The first test of that trade is in March, when about 14.4 billion euros of debt matures. Government bonds redeemable on March 20 fell to a 52-week low of about 40 cents on the euro on Nov. 29, according to data compiled by Bloomberg. The bonds rebounded to 49 cents on Dec. 19 and traded at about 44 cents as of yesterday.
Trun-Tin Nguyen, a hedge fund manager at TTN AG in Zurich, said he’s been buying the bonds, expecting that policy makers will fail to reach an agreement before March.
“The bet is that either way, they will repay this one,” Nguyen said in an interview. “Before March, no solution should be achieved, whether it’s a haircut or a default.”
Officials may include collective actions clauses in any agreement, which would blur the voluntary nature of the swap, said a person with direct knowledge of the negotiations.

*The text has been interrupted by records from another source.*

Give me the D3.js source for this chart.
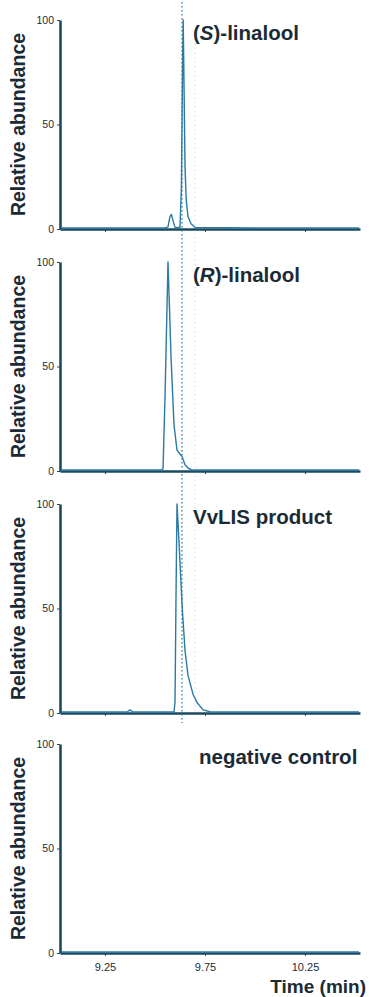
<!DOCTYPE html>
<html><head><meta charset="utf-8">
<script src="https://cdn.jsdelivr.net/npm/d3@7"></script>
<style>html,body{margin:0;padding:0;background:#fff;}svg{display:block;}</style>
</head><body>
<script>
// ---- data ----
const panelLabels = ["(S)-linalool", "(R)-linalool", "VvLIS product", "negative control"];
const yTickValues = [0, 50, 100];
const yTickLabels = ["0", "50", "100"];
const xTickValues = [9.25, 9.75, 10.25];
const xTickLabels = ["9.25", "9.75", "10.25"];
const referenceTime = 9.635;
const faintTime = 9.70;
const yTitle = "Relative abundance";
const xTitle = "Time (min)";

const timeS = [9.03, 9.30, 9.55, 9.565, 9.575, 9.582, 9.59, 9.60, 9.625, 9.632, 9.638, 9.641, 9.645, 9.65, 9.656, 9.665, 9.68, 9.70, 10.0, 10.52];
const abundS = [0.5, 0.5, 0.5, 1, 6, 7, 4, 0.8, 0.8, 20, 80, 100, 70, 30, 14, 6, 2.5, 0.8, 0.5, 0.5];

const timeR = [9.03, 9.53, 9.54, 9.55, 9.565, 9.58, 9.595, 9.61, 9.625, 9.635, 9.65, 9.668, 9.685, 10.0, 10.52];
const abundR = [0.5, 0.5, 1, 35, 100, 55, 22, 10, 8, 7, 3, 1.2, 0.5, 0.5, 0.5];

const timeV = [9.03, 9.36, 9.375, 9.39, 9.595, 9.60, 9.605, 9.61, 9.62, 9.635, 9.65, 9.665, 9.69, 9.71, 9.74, 9.78, 10.52];
const abundV = [0.5, 0.5, 1.5, 0.5, 0.5, 5, 55, 100, 82, 52, 30, 18, 9, 5, 1.5, 0.5, 0.5];

const timeN = [9.03, 9.50, 10.00, 10.52];
const abundN = [0.5, 0.5, 0.5, 0.5];

const seriesTimes = [timeS, timeR, timeV, timeN];
const seriesAbund = [abundS, abundR, abundV, abundN];

// ---- layout ----
const W = 369, H = 997;
const panelTop = [20, 262, 504, 744];
const panelH = 209;
const axisColor = "#1b4a60";
const traceColor = "#2c79a3";
const textColor = "#1b2b35";
const font = "Liberation Sans, Arial, sans-serif";

const svg = d3.select("body").append("svg").attr("width", W).attr("height", H);
const x = d3.scaleLinear().domain([9.025, 10.525]).range([60, 360]);

seriesTimes.forEach((times, i) => {
  const top = panelTop[i], bottom = top + panelH;
  const y = d3.scaleLinear().domain([0, 100]).range([bottom, top]);
  const g = svg.append("g");

  // y axis
  const yAxis = d3.axisLeft(y).tickValues(yTickValues).tickFormat((d, k) => yTickLabels[k]).tickSize(3).tickSizeOuter(0);
  const ya = g.append("g").attr("transform", `translate(${x.range()[0]},0)`).call(yAxis);
  ya.select(".domain").attr("stroke", axisColor).attr("stroke-width", 2.6);
  ya.selectAll(".tick line").attr("stroke", axisColor).attr("stroke-width", 1);
  ya.selectAll(".tick text").attr("font-family", font).attr("font-size", 10.5).attr("fill", textColor).attr("x", -6);

  // x axis
  const xAxis = d3.axisBottom(x).tickValues(xTickValues).tickFormat((d, k) => i === 3 ? xTickLabels[k] : "").tickSize(3).tickSizeOuter(0);
  const xa = g.append("g").attr("transform", `translate(0,${bottom})`).call(xAxis);
  xa.select(".domain").attr("stroke", axisColor).attr("stroke-width", 2.6);
  xa.selectAll(".tick line").attr("stroke", axisColor).attr("stroke-width", 1);
  xa.selectAll(".tick text").attr("font-family", font).attr("font-size", 11).attr("fill", textColor).attr("dy", "1.1em");

  // trace
  const line = d3.line().x((d, k) => x(times[k])).y(d => y(d));
  g.append("path").datum(seriesAbund[i]).attr("d", line)
    .attr("fill", "none").attr("stroke", traceColor).attr("stroke-width", 1.4).attr("stroke-linejoin", "round");

  // y title
  g.append("text").attr("transform", `translate(25,${(top + bottom) / 2}) rotate(-90)`)
    .attr("text-anchor", "middle").attr("font-family", font).attr("font-size", 19.5).attr("font-weight", "bold")
    .attr("fill", textColor).text(yTitle);

  // panel label
  const lab = g.append("text").attr("font-family", font).attr("font-size", 20.5).attr("font-weight", "bold").attr("fill", textColor)
    .attr("x", i === 3 ? 199 : 193).attr("y", top + 20);
  const m = panelLabels[i].match(/^\((\w)\)(.*)$/);
  if (m) {
    lab.append("tspan").text("(");
    lab.append("tspan").attr("font-style", "italic").text(m[1]);
    lab.append("tspan").text(")" + m[2]);
  } else {
    lab.text(panelLabels[i]);
  }
});

// faint second dotted line
svg.append("line").attr("x1", x(faintTime)).attr("x2", x(faintTime))
  .attr("y1", panelTop[0] + 10).attr("y2", panelTop[2] + panelH)
  .attr("stroke", traceColor).attr("stroke-opacity", 0.25).attr("stroke-width", 1).attr("stroke-dasharray", "1.5,3");

// reference dotted line through first three panels
svg.append("line").attr("x1", x(referenceTime)).attr("x2", x(referenceTime))
  .attr("y1", 2).attr("y2", panelTop[2] + panelH + 10)
  .attr("stroke", traceColor).attr("stroke-width", 1.3).attr("stroke-dasharray", "1.5,2.5");

// x title
svg.append("text").attr("x", 366).attr("y", 993).attr("text-anchor", "end").attr("font-family", font).attr("font-size", 19).attr("font-weight", "bold")
  .attr("fill", textColor).text(xTitle);
</script>
</body></html>
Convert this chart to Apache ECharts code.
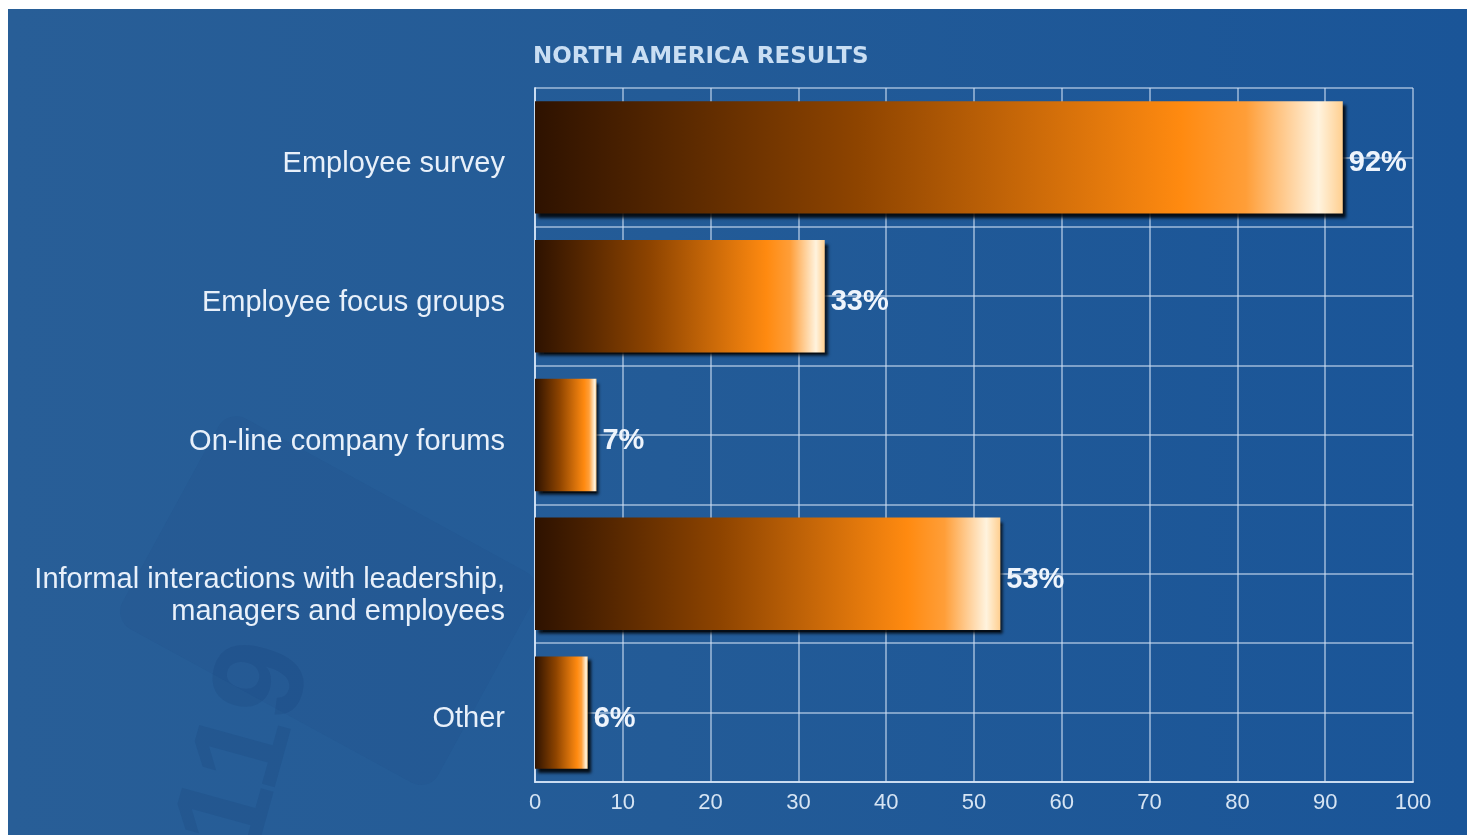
<!DOCTYPE html>
<html>
<head>
<meta charset="utf-8">
<title>North America Results</title>
<script src="https://cdn.jsdelivr.net/npm/echarts@6/dist/echarts.min.js"></script>
<style>
  html, body { margin: 0; padding: 0; background: #ffffff; width: 1467px; height: 838px; overflow: hidden; }
  #chart {
    position: absolute; left: 8px; top: 9px; width: 1459px; height: 826px;
    background: linear-gradient(90deg, #285e97 0%, #235b97 45%, #1a5598 100%);
  }
</style>
</head>
<body>
<div id="chart"></div>
<script>
// Survey answers, top to bottom
const categories = [
  'Employee survey',
  'Employee focus groups',
  'On-line company forums',
  'Informal interactions with leadership,\nmanagers and employees',
  'Other'
];
const percentValues = [92, 33, 7, 53, 6];
const xTicks = [0, 10, 20, 30, 40, 50, 60, 70, 80, 90, 100];
const titleText = 'NORTH AMERICA RESULTS';

// half-category rows used only to draw the horizontal rule lines
const halfRows = categories.flatMap((c, i) => ['a' + i, 'b' + i]);

const chart = echarts.init(document.getElementById('chart'), null, { renderer: 'canvas' });

const gridLine = { color: 'rgba(205,222,242,0.55)', width: 2 };
const labelFont = '"Liberation Sans", Arial, sans-serif';

const barFill = new echarts.graphic.LinearGradient(0, 0, 1, 0, [
  { offset: 0.00, color: '#2e1200' },
  { offset: 0.40, color: '#8e4400' },
  { offset: 0.80, color: '#ff8a10' },
  { offset: 0.88, color: '#ff9e38' },
  { offset: 0.97, color: '#fff3de' },
  { offset: 1.00, color: '#ffcf90' }
]);

// Category label: a blank spacer line pushes the text a little below the row centre;
// two-line labels begin near the centre and run downward.
function categoryLabel(name) {
  const lines = name.split('\n');
  const spacer = lines.length > 1 ? '{gapM| }' : '{gapS| }';
  return spacer + '\n' + lines.map(l => '{txt|' + l + '}').join('\n');
}

chart.setOption({
  backgroundColor: 'transparent',
  animation: false,
  title: {
    text: titleText,
    left: 525,
    top: 37,
    padding: 0,
    textStyle: {
      color: '#c9def3',
      fontFamily: '"DejaVu Sans", sans-serif',
      fontWeight: 'bold',
      fontSize: 23
    }
  },
  grid: { left: 527, right: 54, top: 79, bottom: 53, containLabel: false },
  xAxis: {
    type: 'value',
    min: xTicks[0],
    max: xTicks[xTicks.length - 1],
    interval: 10,
    axisLine: { show: true, lineStyle: { color: 'rgba(215,230,248,0.85)', width: 2 } },
    axisTick: { show: false },
    axisLabel: {
      color: '#d6e4f3',
      fontFamily: labelFont,
      fontSize: 22,
      margin: 10,
      formatter: v => xTicks.includes(v) ? String(v) : ''
    },
    splitLine: { show: true, lineStyle: gridLine }
  },
  yAxis: [
    {
      type: 'category',
      data: categories,
      inverse: true,
      axisLine: { show: true, lineStyle: { color: 'rgba(215,230,248,0.85)', width: 2 } },
      axisTick: { show: false },
      axisLabel: {
        color: '#e8f0fa',
        fontFamily: labelFont,
        fontSize: 29,
        align: 'right',
        margin: 30,
        formatter: categoryLabel,
        rich: {
          gapS: { fontSize: 8, lineHeight: 13, align: 'right' },
          gapM: { fontSize: 8, lineHeight: 45, align: 'right' },
          txt: { color: '#e8f0fa', fontFamily: labelFont, fontSize: 29, lineHeight: 32, align: 'right' }
        }
      },
      splitLine: { show: false }
    },
    {
      type: 'category',
      data: halfRows,
      inverse: true,
      position: 'left',
      axisLine: { show: false },
      axisTick: { show: false },
      axisLabel: { show: false },
      splitLine: { show: true, lineStyle: gridLine }
    }
  ],
  graphic: [
    {
      type: 'text',
      left: 150,
      top: 620,
      rotation: 1.3,
      z: -5,
      style: {
        text: '119',
        fontSize: 130,
        fontWeight: 'bold',
        fontFamily: labelFont,
        fill: 'rgba(12,40,90,0.10)'
      }
    },
    {
      type: 'rect',
      x: 220, y: 400,
      rotation: -0.5,
      z: -5,
      shape: { width: 360, height: 240, r: 20 },
      style: { fill: 'rgba(12,40,90,0.05)' }
    }
  ],
  series: [
    {
      type: 'bar',
      yAxisIndex: 0,
      data: percentValues,
      barCategoryGap: '19%',
      itemStyle: {
        color: barFill,
        shadowColor: 'rgba(0,0,0,0.85)',
        shadowBlur: 3,
        shadowOffsetX: 3,
        shadowOffsetY: 4
      },
      label: {
        show: true,
        position: 'right',
        distance: 6,
        offset: [0, 6],
        formatter: p => p.value + '%',
        color: '#eef4fc',
        fontFamily: labelFont,
        fontWeight: 'bold',
        fontSize: 29
      },
      z: 3
    }
  ]
});
</script>
</body>
</html>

Such a clause would give Greece’s lenders the right to impose the exchange on all holders if a majority of holders agree to it.
Policy makers expect the clause would push more investors, including hedge funds, to agree to the swap, said the person, who declined to be identified because the negotiations are private. Inserting the clause wouldn’t be a credit event, while a decision by Greece to act on it would probably trigger the CDS, the person said.
Still, CDS prices show investors are wagering that Greece will default and that swaps will be triggered. Contracts insuring against a default within the next five years have more than doubled to 7,819 basis points since October, when officials announced the debt swap. A basis point is one-hundredth of a percentage point.